(DATA PROVIDED)
────────────────
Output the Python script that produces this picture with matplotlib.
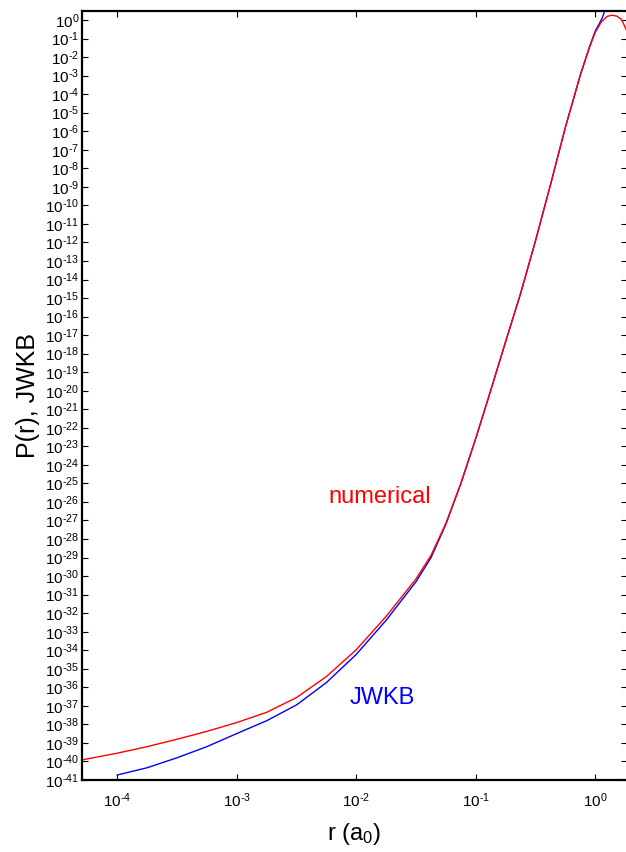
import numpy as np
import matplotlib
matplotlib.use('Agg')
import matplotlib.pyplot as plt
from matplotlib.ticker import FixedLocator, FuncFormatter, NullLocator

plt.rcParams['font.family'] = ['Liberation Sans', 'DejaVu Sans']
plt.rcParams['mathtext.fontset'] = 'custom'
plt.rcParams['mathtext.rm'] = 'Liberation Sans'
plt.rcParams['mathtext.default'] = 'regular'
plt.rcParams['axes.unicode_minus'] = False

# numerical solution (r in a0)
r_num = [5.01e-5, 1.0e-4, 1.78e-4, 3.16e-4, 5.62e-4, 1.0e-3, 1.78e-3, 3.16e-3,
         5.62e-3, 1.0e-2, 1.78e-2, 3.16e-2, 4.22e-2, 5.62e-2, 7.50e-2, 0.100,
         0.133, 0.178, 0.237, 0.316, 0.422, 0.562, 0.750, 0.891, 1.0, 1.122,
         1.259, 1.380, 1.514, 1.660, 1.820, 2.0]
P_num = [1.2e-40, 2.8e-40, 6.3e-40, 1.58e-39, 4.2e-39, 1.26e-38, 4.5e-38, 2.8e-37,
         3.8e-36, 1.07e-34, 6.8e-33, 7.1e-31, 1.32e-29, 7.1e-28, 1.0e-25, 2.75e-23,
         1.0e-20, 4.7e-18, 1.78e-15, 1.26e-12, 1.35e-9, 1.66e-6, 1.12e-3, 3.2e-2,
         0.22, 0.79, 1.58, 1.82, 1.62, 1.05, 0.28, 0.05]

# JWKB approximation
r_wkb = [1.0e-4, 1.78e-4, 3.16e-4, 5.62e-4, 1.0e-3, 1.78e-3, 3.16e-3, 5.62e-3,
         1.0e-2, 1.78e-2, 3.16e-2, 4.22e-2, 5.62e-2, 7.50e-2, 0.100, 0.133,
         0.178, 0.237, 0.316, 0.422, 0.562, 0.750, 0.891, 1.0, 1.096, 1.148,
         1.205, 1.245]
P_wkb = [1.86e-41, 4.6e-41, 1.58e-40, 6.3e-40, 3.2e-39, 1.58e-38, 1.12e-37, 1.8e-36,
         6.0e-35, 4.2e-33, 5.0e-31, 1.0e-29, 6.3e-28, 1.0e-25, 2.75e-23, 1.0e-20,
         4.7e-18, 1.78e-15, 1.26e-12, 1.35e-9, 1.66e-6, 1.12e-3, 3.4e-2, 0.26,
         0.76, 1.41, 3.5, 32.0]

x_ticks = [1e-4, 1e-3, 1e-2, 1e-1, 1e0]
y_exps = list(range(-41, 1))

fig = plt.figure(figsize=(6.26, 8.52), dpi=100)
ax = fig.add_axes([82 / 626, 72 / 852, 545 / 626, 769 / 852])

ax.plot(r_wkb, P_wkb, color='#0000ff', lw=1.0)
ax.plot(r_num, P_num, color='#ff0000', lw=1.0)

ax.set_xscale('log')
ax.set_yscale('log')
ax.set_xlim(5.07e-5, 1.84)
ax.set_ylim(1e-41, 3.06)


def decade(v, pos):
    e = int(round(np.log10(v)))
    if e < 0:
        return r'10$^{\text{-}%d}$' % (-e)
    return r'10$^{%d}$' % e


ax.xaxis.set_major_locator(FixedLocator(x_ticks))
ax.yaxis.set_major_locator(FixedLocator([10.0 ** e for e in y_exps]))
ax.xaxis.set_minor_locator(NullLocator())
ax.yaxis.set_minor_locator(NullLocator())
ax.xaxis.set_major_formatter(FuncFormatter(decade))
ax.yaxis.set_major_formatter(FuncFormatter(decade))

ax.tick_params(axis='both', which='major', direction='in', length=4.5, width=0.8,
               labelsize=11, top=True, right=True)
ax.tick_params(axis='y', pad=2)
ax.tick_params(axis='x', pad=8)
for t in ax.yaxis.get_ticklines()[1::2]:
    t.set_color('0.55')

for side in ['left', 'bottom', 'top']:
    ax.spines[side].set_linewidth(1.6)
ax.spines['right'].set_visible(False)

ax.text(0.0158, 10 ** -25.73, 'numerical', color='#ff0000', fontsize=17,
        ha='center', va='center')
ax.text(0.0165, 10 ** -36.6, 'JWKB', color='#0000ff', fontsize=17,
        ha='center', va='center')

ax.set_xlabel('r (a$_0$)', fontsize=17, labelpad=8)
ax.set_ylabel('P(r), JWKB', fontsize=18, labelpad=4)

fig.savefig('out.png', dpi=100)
────────────────
(DIRECTIVE)
Using the material above, return every line exactly as it appears, minus the pictures.

(TASK SOLUTION)
Output the Python script that produces this picture with matplotlib.
import numpy as np
import matplotlib
matplotlib.use('Agg')
import matplotlib.pyplot as plt
from matplotlib.ticker import FixedLocator, FuncFormatter, NullLocator

plt.rcParams['font.family'] = ['Liberation Sans', 'DejaVu Sans']
plt.rcParams['mathtext.fontset'] = 'custom'
plt.rcParams['mathtext.rm'] = 'Liberation Sans'
plt.rcParams['mathtext.default'] = 'regular'
plt.rcParams['axes.unicode_minus'] = False

# numerical solution (r in a0)
r_num = [5.01e-5, 1.0e-4, 1.78e-4, 3.16e-4, 5.62e-4, 1.0e-3, 1.78e-3, 3.16e-3,
         5.62e-3, 1.0e-2, 1.78e-2, 3.16e-2, 4.22e-2, 5.62e-2, 7.50e-2, 0.100,
         0.133, 0.178, 0.237, 0.316, 0.422, 0.562, 0.750, 0.891, 1.0, 1.122,
         1.259, 1.380, 1.514, 1.660, 1.820, 2.0]
P_num = [1.2e-40, 2.8e-40, 6.3e-40, 1.58e-39, 4.2e-39, 1.26e-38, 4.5e-38, 2.8e-37,
         3.8e-36, 1.07e-34, 6.8e-33, 7.1e-31, 1.32e-29, 7.1e-28, 1.0e-25, 2.75e-23,
         1.0e-20, 4.7e-18, 1.78e-15, 1.26e-12, 1.35e-9, 1.66e-6, 1.12e-3, 3.2e-2,
         0.22, 0.79, 1.58, 1.82, 1.62, 1.05, 0.28, 0.05]

# JWKB approximation
r_wkb = [1.0e-4, 1.78e-4, 3.16e-4, 5.62e-4, 1.0e-3, 1.78e-3, 3.16e-3, 5.62e-3,
         1.0e-2, 1.78e-2, 3.16e-2, 4.22e-2, 5.62e-2, 7.50e-2, 0.100, 0.133,
         0.178, 0.237, 0.316, 0.422, 0.562, 0.750, 0.891, 1.0, 1.096, 1.148,
         1.205, 1.245]
P_wkb = [1.86e-41, 4.6e-41, 1.58e-40, 6.3e-40, 3.2e-39, 1.58e-38, 1.12e-37, 1.8e-36,
         6.0e-35, 4.2e-33, 5.0e-31, 1.0e-29, 6.3e-28, 1.0e-25, 2.75e-23, 1.0e-20,
         4.7e-18, 1.78e-15, 1.26e-12, 1.35e-9, 1.66e-6, 1.12e-3, 3.4e-2, 0.26,
         0.76, 1.41, 3.5, 32.0]

x_ticks = [1e-4, 1e-3, 1e-2, 1e-1, 1e0]
y_exps = list(range(-41, 1))

fig = plt.figure(figsize=(6.26, 8.52), dpi=100)
ax = fig.add_axes([82 / 626, 72 / 852, 545 / 626, 769 / 852])

ax.plot(r_wkb, P_wkb, color='#0000ff', lw=1.0)
ax.plot(r_num, P_num, color='#ff0000', lw=1.0)

ax.set_xscale('log')
ax.set_yscale('log')
ax.set_xlim(5.07e-5, 1.84)
ax.set_ylim(1e-41, 3.06)


def decade(v, pos):
    e = int(round(np.log10(v)))
    if e < 0:
        return r'10$^{\text{-}%d}$' % (-e)
    return r'10$^{%d}$' % e


ax.xaxis.set_major_locator(FixedLocator(x_ticks))
ax.yaxis.set_major_locator(FixedLocator([10.0 ** e for e in y_exps]))
ax.xaxis.set_minor_locator(NullLocator())
ax.yaxis.set_minor_locator(NullLocator())
ax.xaxis.set_major_formatter(FuncFormatter(decade))
ax.yaxis.set_major_formatter(FuncFormatter(decade))

ax.tick_params(axis='both', which='major', direction='in', length=4.5, width=0.8,
               labelsize=11, top=True, right=True)
ax.tick_params(axis='y', pad=2)
ax.tick_params(axis='x', pad=8)
for t in ax.yaxis.get_ticklines()[1::2]:
    t.set_color('0.55')

for side in ['left', 'bottom', 'top']:
    ax.spines[side].set_linewidth(1.6)
ax.spines['right'].set_visible(False)

ax.text(0.0158, 10 ** -25.73, 'numerical', color='#ff0000', fontsize=17,
        ha='center', va='center')
ax.text(0.0165, 10 ** -36.6, 'JWKB', color='#0000ff', fontsize=17,
        ha='center', va='center')

ax.set_xlabel('r (a$_0$)', fontsize=17, labelpad=8)
ax.set_ylabel('P(r), JWKB', fontsize=18, labelpad=4)

fig.savefig('out.png', dpi=100)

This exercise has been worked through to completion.